# Trap Training my 09 rollers



## LittleJohn (Jan 1, 2009)




----------



## Kevin (May 13, 2009)

Hey John, 

Very beautiful birds.
How does your loft look like? Do you mind sharing how it looks? I'm trying to get some ideas on building a new loft.


----------



## LittleJohn (Jan 1, 2009)

Thanks.

I have both a loft and a couple kit boxes. I keep the flyers in the kit boxes and the breeders in the loft. Here are a couple pictures of both.

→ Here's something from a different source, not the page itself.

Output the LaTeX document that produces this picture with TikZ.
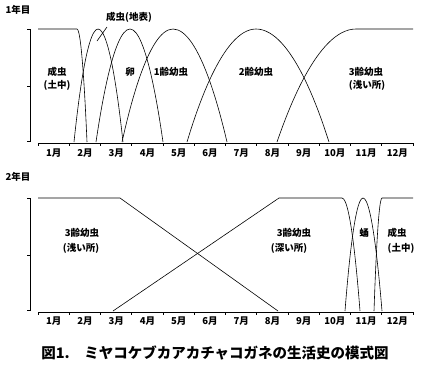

I added on to the loft but dont have any pictures that really show it, as it is hidden by the kit boxes. Hope this helps.

LittleJohn


----------



## Kevin (May 13, 2009)

Thanks John. This really helped. What are the dimensions of the last picture? The Brown one.


----------



## LittleJohn (Jan 1, 2009)

30 inches deep 48 inches wide and 48 inches tall in the front, sloping to 45 in the rear.


----------



## LittleJohn (Jan 1, 2009)

Usually for 20 rollers you can go 3x4x4 and it will work out just right.


----------



## yellowking (Feb 25, 2008)

nice set up little john. good luck and fly hard!


----------



## RodSD (Oct 24, 2008)

Beautiful birds. What family are those?


----------